‘Full-scale’ humanitarian crisis unfolding in Ethiopia – UN

Some 4,000 refugees a day fleeing heavy fighting in Tigray region

A major humanitarian crisis is unfolding in Ethiopia, the United Nations refugee agency said on Tuesday, with more than 27,000 people now having fled heavy fighting to Sudan.

The pace of the exodus, some 4,000 a day, may also indicate huge uprooting of people within the Tigray region, UN agencies said, adding that teams on the ground were overwhelmed.

"People are coming out of Ethiopia really scared, afraid, with stories saying they have been fleeing heavy fighting and there's no sign of the fighting stopping," said Babar Baloch, spokesman of the UN High Commissioner for Refugees (UNHCR).

Ethiopian prime minister Abiy Ahmed warned on Tuesday that a deadline for rebel northern forces to lay down arms had expired, paving the way for a push on the Tigray region's capital in the two-week conflict destabilising the Horn of Africa.


“The final critical act of law enforcement will be done in the coming days,” he said.

Mr Abiy, Africa’s youngest leader and the 2019 Nobel Peace Prize winner, launched air strikes and a ground offensive on November 4th after accusing former comrades and the local ruling party, the Tigray People’s Liberation Front (TPLF), of armed revolt.

Tigrayan leaders say Mr Abiy (44), who comes from the largest ethnic group, the Oromo, has persecuted and purged them from government and security positions since taking office in 2018. Tigrayan forces have fired rockets into the neighbouring nation of Eritrea, escalating a conflict that has already killed hundreds – one diplomatic source says thousands – and sent about 30,000 refugees into Sudan.

Refugee crisis

Sudan already hosts nearly one million refugees including those who have fled conflict and poverty in Chad, Eritrea, Central African Republic and South Sudan.

“UNHCR is warning that a full-scale humanitarian crisis is unfolding as thousands of refugees flee ongoing fighting in Ethiopia’s Tigray region each day to seek safety in eastern Sudan,” Mr Baloch said.

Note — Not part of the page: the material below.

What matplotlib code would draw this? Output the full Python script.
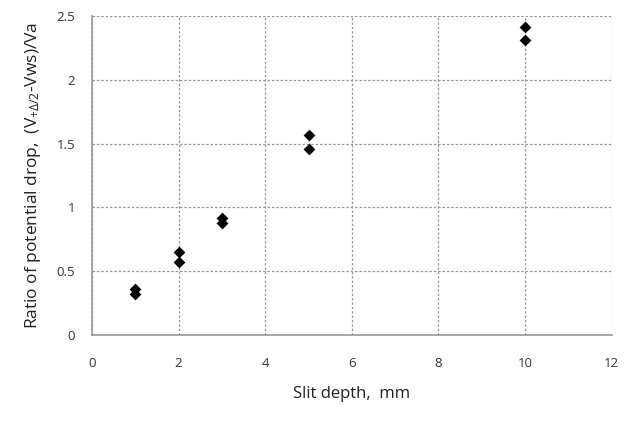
import matplotlib
matplotlib.use("Agg")
import matplotlib.pyplot as plt

x_depth = [1, 1, 2, 2, 3, 3, 5, 5, 10, 10]
y_ratio = [0.36, 0.32, 0.65, 0.57, 0.92, 0.88, 1.57, 1.46, 2.41, 2.31]
x_ticks = [0, 2, 4, 6, 8, 10, 12]
y_ticks = [0, 0.5, 1, 1.5, 2, 2.5]
y_ticklabels = ["0", "0.5", "1", "1.5", "2", "2.5"]

plt.rcParams['font.family'] = ['Open Sans', 'DejaVu Sans']
plt.rcParams['mathtext.fontset'] = 'custom'
plt.rcParams['mathtext.rm'] = 'Open Sans'
plt.rcParams['mathtext.it'] = 'Open Sans'

fig = plt.figure(figsize=(6.3, 4.21), dpi=100)
ax = fig.add_axes([0.146, 0.204, 0.825, 0.758])

ax.scatter(x_depth, y_ratio, marker='D', s=36, color='black', zorder=3, linewidths=0)

ax.set_xlim(0, 12)
ax.set_ylim(0, 2.5)
ax.set_xticks(x_ticks)
ax.set_yticks(y_ticks)
ax.set_yticklabels(y_ticklabels)

ax.grid(True, linestyle=(0, (2, 1.5)), color='#999999', linewidth=0.9)
for side in ['top', 'right']:
    ax.spines[side].set_visible(False)
for side in ['left', 'bottom']:
    ax.spines[side].set_color('#999999')
    ax.spines[side].set_linewidth(1.2)

ax.tick_params(axis='both', length=0, labelsize=9.5, labelcolor='#333333')
ax.tick_params(axis='x', pad=16)
ax.tick_params(axis='y', pad=12)

ax.set_xlabel('Slit depth,  mm', fontsize=12, color='#222222', labelpad=11)
ax.set_ylabel(r'Ratio of potential drop,  (V$_{+\Delta/2}$-Vws)/Va', fontsize=12.5, color='#222222', labelpad=10)

fig.savefig('out.png', dpi=100)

The agency was on standby to provide assistance in Tigray when access and security allowed, he added.

Jens Laerke, spokesman of the UN Office for the Co-ordination of Humanitarian Affairs, said: "There may be massive displacement inside Tigray and that is of course a concern and we try to prepare the best way possible."

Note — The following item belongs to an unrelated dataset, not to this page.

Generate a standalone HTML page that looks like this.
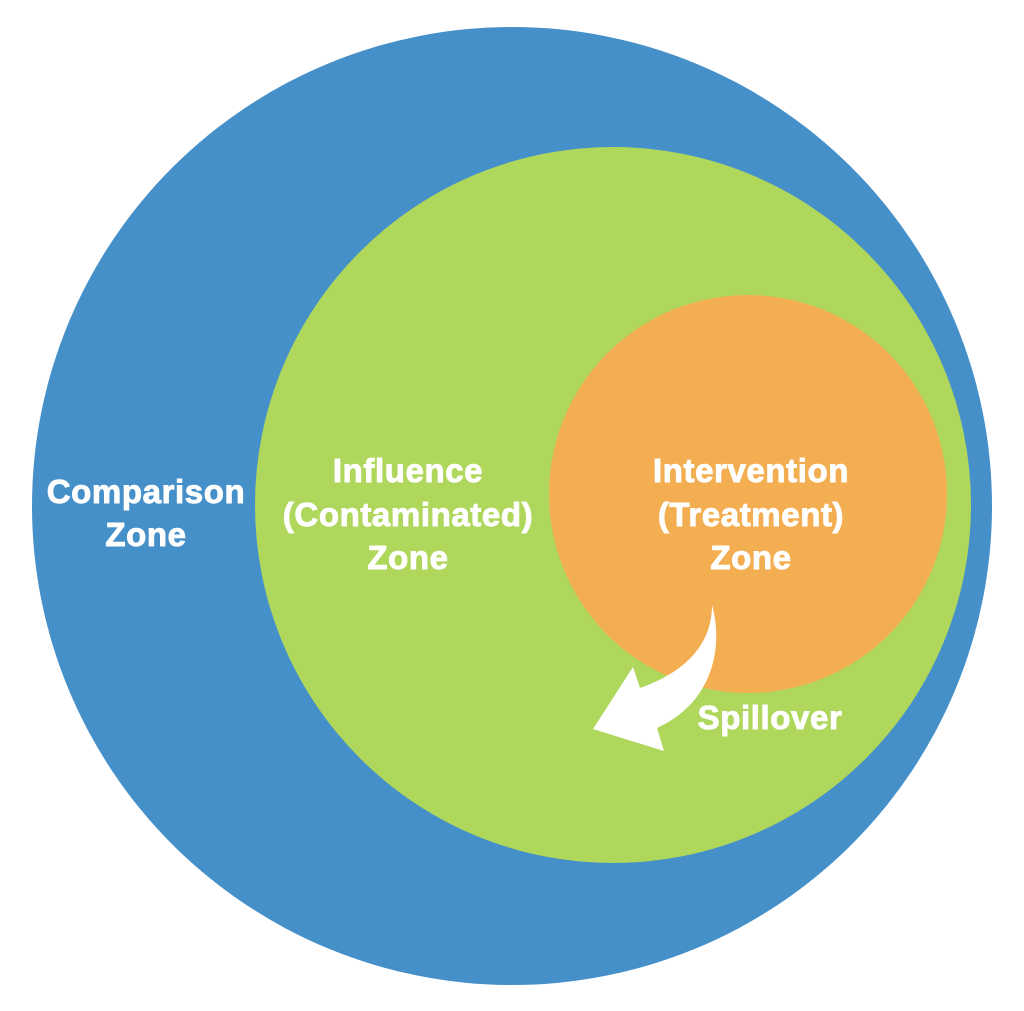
<!DOCTYPE html>
<html><head><meta charset="utf-8"><style>
html,body{margin:0;padding:0;background:#fff;}
svg{display:block;}
text{font-family:"Liberation Sans",sans-serif;font-weight:bold;fill:#fff;stroke:#fff;stroke-width:0.9px;font-size:33px;text-anchor:middle;letter-spacing:0.6px;}
</style></head><body>
<svg width="1024" height="1011" viewBox="0 0 1024 1011">
<rect width="1024" height="1011" fill="#fff"/>
<ellipse cx="512" cy="506" rx="480" ry="479" fill="#4690ca"/>
<ellipse cx="613" cy="505" rx="358" ry="358" fill="#afd75c"/>
<circle cx="748" cy="494" r="199" fill="#f4ae52"/>
<path d="M712,605 C722,640 718,700 657,728 L664,751 L593,729 L633,667 L640,688 C685,672 712,645 712,605 Z" fill="#fff"/>
<text x="146" y="503">Comparison</text>
<text x="146" y="546">Zone</text>
<text x="408" y="482">Influence</text>
<text x="408" y="526">(Contaminated)</text>
<text x="408" y="569">Zone</text>
<text x="751" y="482">Intervention</text>
<text x="751" y="526">(Treatment)</text>
<text x="751" y="569">Zone</text>
<text x="770" y="729">Spillover</text>
</svg>
</body></html>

Mr Baloch repeated concerns for tens of thousands of Eritrean refugees settled in Ethiopia, saying that clashes had occurred near one of the settlements, but that poor communications were complicating aid efforts.

The creation of a humanitarian corridor is a priority, added Mr Laerke, saying negotiations were ongoing. “We are in continuous contact with the federal government and relevant regional authorities.”

A World Food Programme official said it was operating humanitarian flights daily to Kassala in eastern Sudan and could deploy helicopters to reach isolated groups. It had already delivered more than a tonne of food to a Sudanese site – enough to support 60,000 people for a month.